Copy exactly, and only, the lines below from the first through the one containing "plt.rcParams['font.family'] = ['Lato', 'DejaVu", both included; pictures are omitted.

=== Stored data ===
● ● ● ● ●

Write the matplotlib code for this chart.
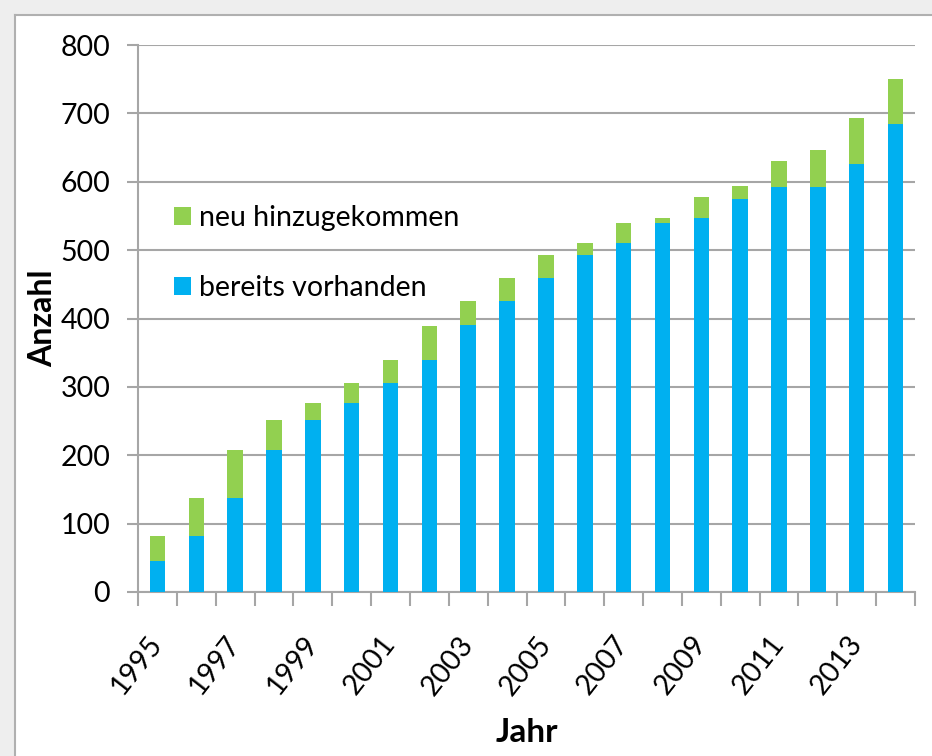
import numpy as np
import matplotlib.pyplot as plt
from matplotlib.patches import Rectangle
from matplotlib.lines import Line2D

plt.rcParams['font.family'] = ['Lato', 'DejaVu Sans']

years = list(range(1995, 2015))
vorhanden = [45, 82, 138, 208, 251, 276, 305, 339, 391, 425,
             459, 493, 510, 540, 547, 575, 593, 593, 626, 684]
neu = [37, 56, 70, 43, 25, 29, 34, 50, 34, 34,
       34, 17, 30, 7, 30, 19, 37, 54, 67, 67]
yticks = [0, 100, 200, 300, 400, 500, 600, 700, 800]

blue = '#00B0F0'
green = '#92D050'
grid = '#A6A6A6'

fig = plt.figure(figsize=(9.32, 7.56), dpi=100, facecolor='#EEEEEE')

# white panel with a thin grey border, like the screenshot
fig.patches.append(Rectangle((15 / 932, 0), 1, 1 - 15 / 756, transform=fig.transFigure,
                             facecolor='white', edgecolor='none', zorder=-2))
fig.lines.append(Line2D([15 / 932, 15 / 932], [0, 1 - 15 / 756], transform=fig.transFigure,
                        color='#B0B0B0', lw=1.5, zorder=-1))
fig.lines.append(Line2D([15 / 932, 1], [1 - 15 / 756, 1 - 15 / 756], transform=fig.transFigure,
                        color='#B0B0B0', lw=1.5, zorder=-1))

ax = fig.add_axes([138 / 932, 1 - 592 / 756, (915 - 138) / 932, (592 - 45) / 756])
ax.set_zorder(1)
ax.set_facecolor('none')

x = np.arange(len(years))
ax.bar(x, vorhanden, width=0.4, color=blue, label='bereits vorhanden', zorder=3)
ax.bar(x, neu, width=0.4, bottom=vorhanden, color=green, label='neu hinzugekommen', zorder=3)

ax.set_xlim(-0.5, len(years) - 0.5)
ax.set_ylim(0, 800)
ax.set_yticks(yticks)
ax.yaxis.grid(True, color=grid, lw=1.5, zorder=0)
ax.tick_params(axis='y', length=8, width=1.5, color=grid, labelsize=20.5, pad=12)

ax.set_xticks(x[::2])
ax.set_xticklabels([str(y) for y in years[::2]], rotation=52, ha='right', va='center',
                   rotation_mode='anchor', fontsize=20.5)
ax.set_xticks(np.arange(-0.5, len(years)), minor=True)
ax.tick_params(axis='x', which='major', length=0, pad=34)
ax.tick_params(axis='x', which='minor', length=10, width=1.5, color=grid)

for s in ['top', 'right']:
    ax.spines[s].set_visible(False)
for s in ['left', 'bottom']:
    ax.spines[s].set_color(grid)
    ax.spines[s].set_linewidth(1.5)

ax.set_ylabel('Anzahl', fontsize=23, fontweight='bold', labelpad=2)
ax.set_xlabel('Jahr', fontsize=24, fontweight='bold', labelpad=13)

h, l = ax.get_legend_handles_labels()
ax.legend(h[::-1], l[::-1], loc='upper left', bbox_to_anchor=(0.013, 0.755), frameon=False,
          fontsize=20.5, handlelength=0.6, handleheight=0.6, handletextpad=0.3,
          labelspacing=1.55)

fig.savefig('out.png', dpi=100, facecolor=fig.get_facecolor())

● ● ● ● ●

=== Solution for this task ===
Write the matplotlib code for this chart.
import numpy as np
import matplotlib.pyplot as plt
from matplotlib.patches import Rectangle
from matplotlib.lines import Line2D

plt.rcParams['font.family'] = ['Lato', 'DejaVu Sans']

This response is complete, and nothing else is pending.